To really address this issue would require a long and critical look at how we choose to define capitalism or what the late Mr. Galbraith called the “free markets where nothing is free.” But that hasn’t happened since 1931.
There is one simple solution to the problem, but no one in this hemisphere has tried it. It’s called a Bolivian. But remember, simple does not mean good.
This is one of those classic: I don’t know whether to laugh or cry posts.
Need a rule of thumb? Then just remember unscrupulous business practices during an emergency = BAD. But unscrupulous business practices under other circumstances = Good.
Very funny.
Let me begin this incredibly long comment (sorry) by saying that Hastert and Frist’s comment to Bush excludes South Florida. Gas prices haven’t affected the driving habits of people here in the least. Most people drive as though gas were $1.00 a gallon – and that’s across all socio-economic lines. They’re not concerned about decreasing demand. Right after Wilma, when there were lines many smoots long at the few stations selling gas, there was supply rationing and the gas price was not much different than it was before the storm.

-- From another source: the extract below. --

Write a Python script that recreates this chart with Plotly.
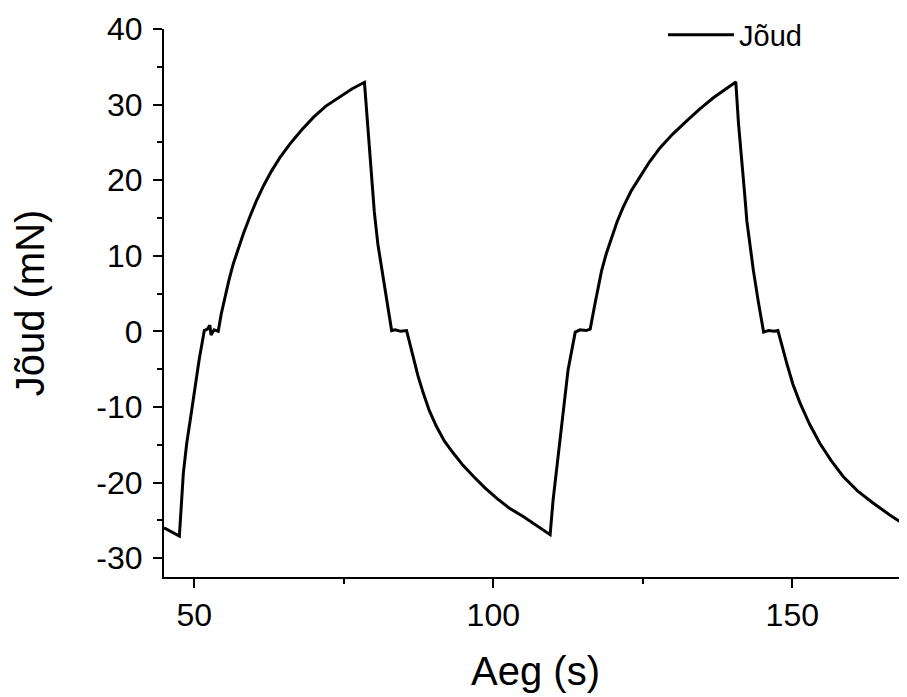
import plotly.graph_objects as go

# Time (s) and force (mN)
time_s = [
    44.93, 46.0, 47.5,
    48.16, 48.73, 49.4, 50.1, 50.8, 51.67,
    52.2, 52.6, 52.8, 53.3, 54.0,
    54.5, 55.1, 55.8, 56.5, 57.3, 58.2, 59.3, 60.4, 61.6, 62.9, 64.4,
    66.0, 67.9, 69.9, 72.0, 74.4, 76.4, 78.45,
    79.0, 79.5, 80.1, 80.7, 81.4, 82.2, 83.0,
    83.6, 84.5, 85.5,
    86.6, 87.4, 88.3, 89.3, 90.5, 91.8, 93.3, 94.9, 96.7, 98.6,
    100.6, 102.7, 105.0, 107.3, 109.5,
    110.0, 110.9, 111.7, 112.5, 113.7,
    114.5, 115.5, 116.2,
    117.0, 118.1, 118.9, 119.8, 120.7, 121.7, 123.0, 124.5, 126.1,
    127.9, 130.0, 132.3, 134.5, 136.8, 138.7, 140.55,
    141.0, 141.5, 142.0, 142.4, 143.0, 143.5, 144.3, 145.2,
    146.0, 147.0, 147.6,
    148.3, 149.1, 150.1, 151.3, 152.9, 154.6, 156.5, 158.5, 160.9,
    163.5, 166.3, 169.2,
]
force_mN = [
    -26.0, -26.5, -27.1,
    -18.8, -14.8, -11.3, -7.3, -3.8, 0.1,
    0.3, 0.8, -0.5, 0.2, 0.0,
    2.3, 4.5, 6.8, 8.9, 10.9, 12.9, 15.2, 17.3, 19.3, 21.2, 23.1,
    24.8, 26.6, 28.3, 29.8, 31.1, 32.1, 32.95,
    27.0, 21.5, 15.8, 11.5, 8.0, 4.0, 0.1,
    0.2, 0.0, 0.1,
    -3.4, -5.9, -8.2, -10.5, -12.6, -14.5, -16.1, -17.7, -19.2, -20.7,
    -22.1, -23.4, -24.5, -25.7, -26.9,
    -22.3, -16.1, -10.0, -5.1, -0.1,
    0.2, 0.1, 0.3,
    3.65, 8.0, 10.3, 12.4, 14.5, 16.4, 18.5, 20.4, 22.4,
    24.3, 26.1, 27.8, 29.4, 30.9, 32.0, 33.0,
    27.5, 23.4, 18.5, 14.6, 11.0, 8.0, 4.0, -0.1,
    0.1, 0.0, 0.1,
    -2.0, -4.3, -7.0, -9.5, -12.3, -14.8, -17.1, -19.2, -21.1,
    -22.7, -24.3, -25.8,
]

x_ticks = [50, 100, 150]
x_tick_labels = ["50", "100", "150"]
y_ticks = [-30, -20, -10, 0, 10, 20, 30, 40]
y_tick_labels = ["-30", "-20", "-10", "0", "10", "20", "30", "40"]

FONT = "Liberation Sans, Arial, sans-serif"

fig = go.Figure()
fig.add_trace(go.Scatter(
    x=time_s, y=force_mN, mode="lines", name="Jõud",
    line=dict(color="black", width=3),
))

fig.update_layout(
    width=899, height=689,
    margin=dict(l=156, r=0, t=21, b=120, autoexpand=False),
    paper_bgcolor="white", plot_bgcolor="white",
    font=dict(family=FONT, color="black", size=32),
    showlegend=True,
    legend=dict(
        x=(663 - 164) / 743, y=1 - 6 / 548, xanchor="left", yanchor="middle",
        font=dict(family=FONT, size=29, color="black"),
        bgcolor="rgba(0,0,0,0)", itemwidth=66,
    ),
    xaxis=dict(
        range=[44.93, 169.18], tickvals=x_ticks, ticktext=x_tick_labels,
        showline=True, linecolor="black", linewidth=2,
        ticks="outside", ticklen=9, tickwidth=2, tickcolor="black",
        minor=dict(ticks="outside", ticklen=5, tickwidth=2, tickcolor="black", dtick=25, tick0=0),
        showgrid=False, zeroline=False, mirror=False,
        tickfont=dict(size=32),
        title=dict(text="Aeg (s)", font=dict(size=40), standoff=25),
    ),
    yaxis=dict(
        range=[-32.5, 40], tickvals=y_ticks, ticktext=y_tick_labels,
        showline=True, linecolor="black", linewidth=2,
        ticks="outside", ticklen=9, tickwidth=2, tickcolor="black",
        minor=dict(ticks="outside", ticklen=5, tickwidth=2, tickcolor="black", dtick=5, tick0=0),
        showgrid=False, zeroline=False, mirror=False,
        tickfont=dict(size=32), ticklabelstandoff=4,
        title=dict(text="Jõud (mN)", font=dict(size=40), standoff=49),
    ),
)

fig.write_html("out.html")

That demand and supply situation lends itself to chaos even without the influence of price gouging (feel free to replace the term “price gouging” with “Skeletor” or “Mojo Jojo”).
I’ve seen people have tantrums accusing station proprietors of gouging at stations where the local gas taxes are high, as they are in Florida’s Palm Beach County, Alachua County, etc. (and there shouldn’t be local county and city gas taxes, in my opinion). Gas stations make about 1-2% margin on the gas. It’s so tight that the credit card interchange fees can make the difference between making a profit and losing money. It’s also worth noting that the largest percentage of the price at the pump is the price of crude (47% in 2004 according to the EIA – more for light sweet like Nigerian, less for heavy sour like Venezuelan), followed by Federal & State Taxes (23% in 2004, and State is usually more than Federal, not even including additional State taxes), Refining Costs & Profits (18% in 2004), and then Distribution and Marketing (12% in 2004).
Consider also how hard and time-consuming it is for a US oil company to deal with oil field costs (before they even get to refining and processing) in projects with Mad Hatter-like foreign state-controlled oil companies, both OPEC and non-OPEC, and the increasing geopolitical risk involved with sourcing and development. No, I don’t work for the oil industry.
In terms of a windfall profits tax, has the GOP suggested any kind of baseline for this, like taxing the oil supers 80% of any profits they’re making in excess of what the typical S&P company is making? Hardly, because you’re right – the legislation isn’t meant to be enforced. “Go back to driving like maniacs – we’ll stop the nasty price gougers!” Are the people who “are quite fed up” going to protest to OPEC? The global market? China? Hardly.
Ludwig von Mises: “In fighting profits governments deliberately sabotage the operation of the market economy.” And you know the FTC is assigning an intern to this.